Let’s be real here, the game has a decent enough pseudo-cel-shaded art-style, but it’s by no means pulchritudinous. You won’t be writing home about the shadows, ambient occlusion, texture quality, or model geometry. The entities are modeled well enough insofar that you can very obviously tell one thing from another, and the texture work is good enough to convey what’s intended to be visually rendered on screen to match the story, atmosphere and setting, but there’s no stringent visual standards here to push the Switch to its limits… which is actually a good thing.

The 720p resolution leaves a lot to be desired on the sharpness front, but it’s obviously done to reduce the load on the Switch’s GPU, wherein there are certainly struggles to be had by the system overall when you hit a 5-star wanted rating and the military sends tanks after you. It’s not so obvious that the frame-rate renders the game unplayable, but it can become noticeable at times. Thankfully it’s never so intrusive as to interfere with input latency or the control mechanisms.
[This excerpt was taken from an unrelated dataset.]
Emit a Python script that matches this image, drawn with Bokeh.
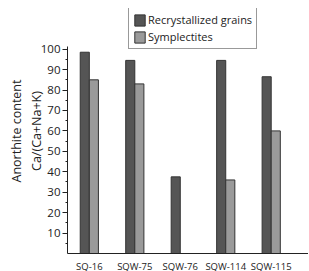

As far as technical shortcomings are concerned, the AI can be a bit dumb when engaged in shootouts. They either run at you with melee weapons or simply surround you and fire away when they’re armed with projectiles. Enemies that would run, hide, or seek cover would have made for more dynamic gunplay, but I guess when it comes to a budget open-world game, beggars can’t be choosers.

Additionally, the game does take a while to load up. Initial load times can be excruciating especially if you’re focused solely on the game and you aren’t multitasking. However, on the upside, once the initial load is done, like all Unity games, the main gameplay is pretty smooth and the loading isn’t issue unless you travel to a new district.

Overall Verdict

I have to say that American Fugitive is well worth playing if you have a Nintendo Switch. It’s really the only game of its kind, set in the kind of era that it is, and allowing you to play through the game with a level of freedom and fun-factors without beating you over the head with sociopolitical commentary or pushing a regressive message.

You get to play as fettle, straight, white-male who isn’t undermined by a female deuteragonist, nor is the character upstaged to make room for a BiPoc character. Instead, you get to play through an enjoyable crime thriller that takes the necessary twists and turns but doesn’t leave you feeling as if it jumped the shark. With a few narrative choices left up to the player to determine the ending, American Fugitive has just enough leeway to warrant potential multiple playthroughs and enough side-activities to fill out maybe a total of 10 – 12 hours of gameplay. Given the scarcity of games like this on the Switch, it’s a definite must-buy for anyone who enjoys isometric action titles or open-world crime games.